Among the thousands of questions NRA-ILA answers every month by email, phone and letter are scores that begin “This guy told me he heard …” Unfortunately, all too often this is the telltale sign of one of the rampant rumors that circulate around campfires or gun store counters, and especially on the Internet. Three of the most recent top rumors involve veterans’ gun rights, the status of the “sporting purposes” test for firearms importation, and new restrictions on gun shows.
The first of these stems from a widely circulated email, allegedly from a “Vietnam vet and retired police officer,” claiming he visited a Department of Veterans Affairs clinic and was asked several mental health questions. The message goes on to claim that the nurse told him a “wrong” answer would be “reported … to Homeland Security” and result in the loss of his Right-to-Carry permit.
Fortunately for veterans, that warning was incorrect. It’s true that mental health questions are now standard procedure during the patient intake process at VA facilities. That's a result of heightened concern about post-traumatic stress disorder and similar legitimate issues affecting veterans.
However, the Department of Homeland Security isn't the agency that compiles records of people who are prohibited from possessing firearms. The FBI does that, in order to operate the National Instant Criminal Background Check System. And although some VA records are reported to NICS, a record will only be reported if the person has been "adjudicated as a mental defective"—in other words, that the person is mentally incompetent.
At the VA, a person can only be found incompetent after a lengthy process that includes the opportunity for a hearing and appeal. Just telling a nurse you feel "stressed" (as the email claims) wouldn’t be enough. And the NICS Improvement Amendment Act of 2007 not only makes clear that any "adjudication" without those procedures won't result in the loss of gun rights, but also provides a way for those who have been found incompetent to get the finding reversed.
The second rumor involves a provision in the recently signed fiscal year 2012 Justice Department appropriations bill, which prohibits the Bureau of Alcohol, Tobacco, Firearms and Explosives from banning the importation of shotguns that are currently legally imported. (See ILA Report, Feb. 2012.) The provision was prompted by a BATFE “study” that sought to reinterpret the “sporting purposes” test in a manner that would have banned the import of popular hunting, self-defense and target shotguns.
Unfortunately, some have wrongly concluded that this provision repeals the “sporting purposes” test for importation of all firearms. While the NRA does support a repeal of that unconstitutional standard, the recent bill doesn’t go nearly that far.

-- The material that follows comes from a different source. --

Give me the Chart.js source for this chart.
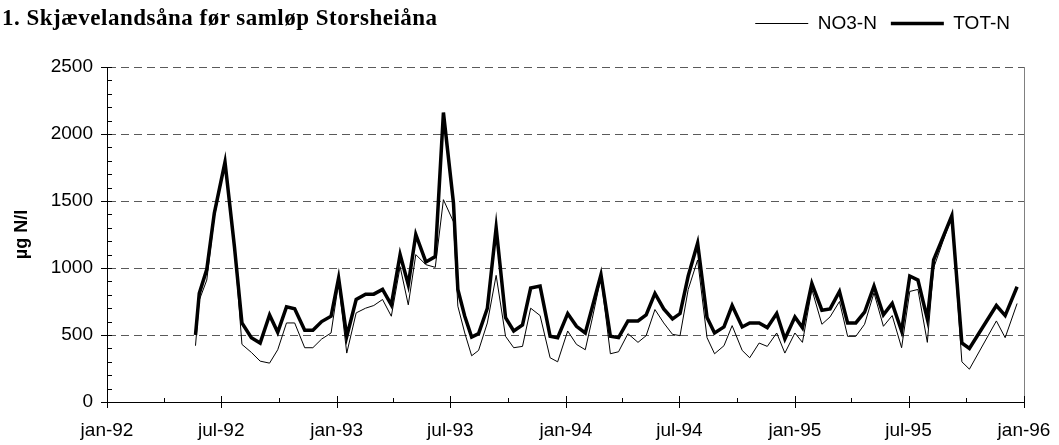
<!DOCTYPE html>
<html>
<head>
<meta charset="utf-8">
<script src="https://cdn.jsdelivr.net/npm/chart.js@4"></script>
<style>
  html, body { margin: 0; padding: 0; background: #fff; }
  #wrap { position: relative; width: 1059px; height: 445px; }
  #title {
    position: absolute; left: 2px; top: 6px;
    font: bold 23px 'Liberation Serif', 'Times New Roman', serif;
    letter-spacing: 0.5px; line-height: 23px; color: #000;
  }
</style>
</head>
<body>
<div id="wrap">
  <canvas id="chart" width="1059" height="445"></canvas>
  <div id="title">1. Skjævelandsåna før samløp Storsheiåna</div>
</div>
<script>
// sampling dates
var sampleDates = [
  '1992-05-21','1992-05-27','1992-06-08','1992-06-20','1992-07-07','1992-07-22','1992-08-03','1992-08-18',
  '1992-09-01','1992-09-16','1992-09-29','1992-10-13','1992-10-26','1992-11-11','1992-11-24','1992-12-08',
  '1992-12-23','1993-01-04','1993-01-17','1993-02-01','1993-02-16','1993-03-01','1993-03-15','1993-03-29',
  '1993-04-12','1993-04-25','1993-05-07','1993-05-23','1993-06-07','1993-06-20','1993-07-06','1993-07-13',
  '1993-07-24','1993-08-04','1993-08-15','1993-08-29','1993-09-12','1993-09-27','1993-10-10','1993-10-24',
  '1993-11-06','1993-11-21','1993-12-07','1993-12-19','1994-01-04','1994-01-18','1994-02-01','1994-02-12',
  '1994-02-26','1994-03-13','1994-03-26','1994-04-10','1994-04-26','1994-05-09','1994-05-23','1994-06-06',
  '1994-06-20','1994-07-02','1994-07-15','1994-07-30','1994-08-14','1994-08-26','1994-09-10','1994-09-23',
  '1994-10-09','1994-10-21','1994-11-05','1994-11-18','1994-12-03','1994-12-16','1995-01-01','1995-01-13',
  '1995-01-28','1995-02-13','1995-02-26','1995-03-13','1995-03-26','1995-04-08','1995-04-22','1995-05-07',
  '1995-05-22','1995-06-05','1995-06-20','1995-07-03','1995-07-16','1995-07-31','1995-08-10','1995-08-25',
  '1995-09-08','1995-09-24','1995-10-06','1995-11-18','1995-12-02','1995-12-21'
];

// NO3-N [µg N/l]
var no3N = [
  420, 760, 910, 1380, 1780, 1160, 430, 370,
  305, 290, 390, 590, 590, 405, 405, 470,
  515, 890, 365, 665, 700, 720, 765, 640,
  1010, 725, 1100, 1025, 1005, 1510, 1345, 715,
  515, 345, 385, 590, 945, 490, 405, 415,
  700, 645, 330, 300, 530, 430, 390, 620,
  930, 360, 375, 510, 445, 495, 690, 590,
  505, 495, 840, 1060, 480, 360, 420, 570,
  385, 330, 440, 415, 515, 365, 515, 445,
  840, 580, 635, 750, 490, 490, 580, 815,
  565, 645, 405, 825, 840, 445, 1000, 1200,
  1380, 300, 245, 605, 480, 735
];

// TOT-N [µg N/l]
var totN = [
  500, 810, 990, 1410, 1790, 1160, 590, 480,
  440, 650, 520, 710, 695, 535, 535, 600,
  640, 925, 490, 765, 805, 805, 840, 725,
  1100, 875, 1250, 1045, 1085, 2160, 1485, 840,
  640, 485, 510, 700, 1300, 630, 530, 575,
  850, 865, 490, 480, 660, 565, 515, 705,
  950, 490, 480, 605, 605, 650, 810, 695,
  620, 660, 940, 1185, 630, 515, 560, 720,
  560, 590, 590, 555, 660, 470, 635, 555,
  885, 685, 695, 825, 590, 590, 670, 865,
  650, 735, 530, 940, 910, 620, 1060, 1230,
  1390, 440, 400, 720, 645, 860
];

// x-axis ticks: jan/jul labelled, apr/oct minor
var xTickDates = [
  '1992-01-01','1992-04-01','1992-07-01','1992-10-01',
  '1993-01-01','1993-04-01','1993-07-01','1993-10-01',
  '1994-01-01','1994-04-01','1994-07-01','1994-10-01',
  '1995-01-01','1995-04-01','1995-07-01','1995-10-01',
  '1996-01-01'
];
var xTickLabels = [
  'jan-92','','jul-92','',
  'jan-93','','jul-93','',
  'jan-94','','jul-94','',
  'jan-95','','jul-95','',
  'jan-96'
];

// date string -> day number
function toDay(s) {
  var p = s.split('-');
  return Date.UTC(+p[0], +p[1] - 1, +p[2]) / 86400000;
}

function toPoints(values) {
  return values.map(function(v, i) { return {x: toDay(sampleDates[i]), y: v}; });
}

var xMin = toDay(xTickDates[0]);
var xMax = toDay(xTickDates[xTickDates.length - 1]);

// axis tick marks: major ticks cross the axis, minor ones point inwards
var axisTicks = {
  id: 'axisTicks',
  afterDraw: function(chart) {
    var ctx = chart.ctx, a = chart.chartArea, x = chart.scales.x, y = chart.scales.y;
    ctx.save();
    ctx.strokeStyle = '#000';
    ctx.lineWidth = 1;
    ctx.beginPath();
    x.ticks.forEach(function(t, i) {
      var px = Math.round(x.getPixelForValue(t.value)) + 0.5;
      var major = xTickLabels[i] !== '';
      ctx.moveTo(px, a.bottom - (major ? 6 : 4));
      ctx.lineTo(px, a.bottom + (major ? 6 : 0));
    });
    y.ticks.forEach(function(t) {
      var py = Math.round(y.getPixelForValue(t.value)) + 0.5;
      var major = t.value % 500 === 0;
      ctx.moveTo(a.left - (major ? 6 : 0), py);
      ctx.lineTo(a.left + 5, py);
    });
    ctx.stroke();
    ctx.restore();
  }
};

// leave a gap between the legend and the plot
var legendGap = {
  id: 'legendGap',
  beforeInit: function(chart) {
    var fit = chart.legend.fit;
    chart.legend.fit = function() {
      fit.bind(chart.legend)();
      this.height += 24;
    };
  }
};

Chart.defaults.font.family = "'Liberation Sans', Arial, sans-serif";
Chart.defaults.color = '#000';

var ctx = document.getElementById('chart').getContext('2d');
var myChart = new Chart(ctx, {
  type: 'line',
  data: {
    datasets: [{
      label: 'NO3-N',
      data: toPoints(no3N),
      borderColor: '#000',
      backgroundColor: '#000',
      borderWidth: 1,
      pointRadius: 0,
      tension: 0,
      fill: false
    }, {
      label: 'TOT-N',
      data: toPoints(totN),
      borderColor: '#000',
      backgroundColor: '#000',
      borderWidth: 3.5,
      pointRadius: 0,
      tension: 0,
      fill: false
    }]
  },
  options: {
    responsive: false,
    animation: false,
    layout: { padding: { top: 0, right: 35, left: 0, bottom: 0 } },
    scales: {
      x: {
        type: 'linear',
        min: xMin,
        max: xMax,
        afterBuildTicks: function(scale) {
          scale.ticks = xTickDates.map(function(d) { return {value: toDay(d)}; });
        },
        afterFit: function(scale) {
          scale.height = 43;
          scale.paddingLeft = 0;
          scale.paddingRight = 0;
        },
        ticks: {
          autoSkip: false,
          maxRotation: 0,
          padding: 17,
          font: { size: 19 },
          callback: function(value, index) { return xTickLabels[index]; }
        },
        grid: {
          drawTicks: false,
          color: function(c) { return c.tick && c.tick.value === xMax ? '#808080' : 'transparent'; }
        },
        border: { display: true, color: '#000', width: 1 }
      },
      y: {
        min: 0,
        max: 2500,
        afterFit: function(scale) { scale.width = 107; },
        ticks: {
          stepSize: 100,
          autoSkip: false,
          padding: 14,
          font: { size: 19 },
          callback: function(v) { return v % 500 === 0 ? v : ''; }
        },
        grid: {
          drawTicks: false,
          color: function(c) {
            var v = c.tick ? c.tick.value : 0;
            return v > 0 && v % 500 === 0 ? '#5a5a5a' : 'transparent';
          }
        },
        border: { display: true, color: '#000', width: 1, dash: [8, 5] },
        title: {
          display: true,
          text: 'µg N/l',
          font: { size: 18, weight: 'bold' },
          padding: { top: 11, bottom: 0 }
        }
      }
    },
    plugins: {
      legend: {
        position: 'top',
        align: 'end',
        fullSize: false,
        labels: {
          usePointStyle: true,
          pointStyle: 'line',
          pointStyleWidth: 53,
          padding: 14,
          font: { size: 19 },
          color: '#000'
        }
      },
      tooltip: { enabled: false }
    }
  },
  plugins: [axisTicks, legendGap]
});
</script>
</body>
</html>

The new provision only prevents, at least in the short term, new shotgun bans under the “sporting purpose” language. Heading off the current ban is cause for celebration, but by no means is the NRA’s work on this issue finished.
Finally, an email has recently circulated claiming that law enforcement officials at a Colorado gun show have told vendors that as of Jan. 1, 2012, only federal firearms licensees would be able to sell guns at shows, and that private citizens would only be able to buy or sell two firearms per year.
This message may be based on a misunderstanding of Colorado law—which does require background checks on firearm transfers at gun shows, but doesn’t prohibit all private sales—or it may just be yet another rumor. After all, since 1986, the Firearms Owners’ Protection Act has made clear that under federal law, a private individual can “make occasional sales, exchanges, or purchases of firearms for the enhancement of a personal collection or for a hobby” without needing an FFL. NRA-ILA is investigating this issue, and will report any further information of interest in a future issue.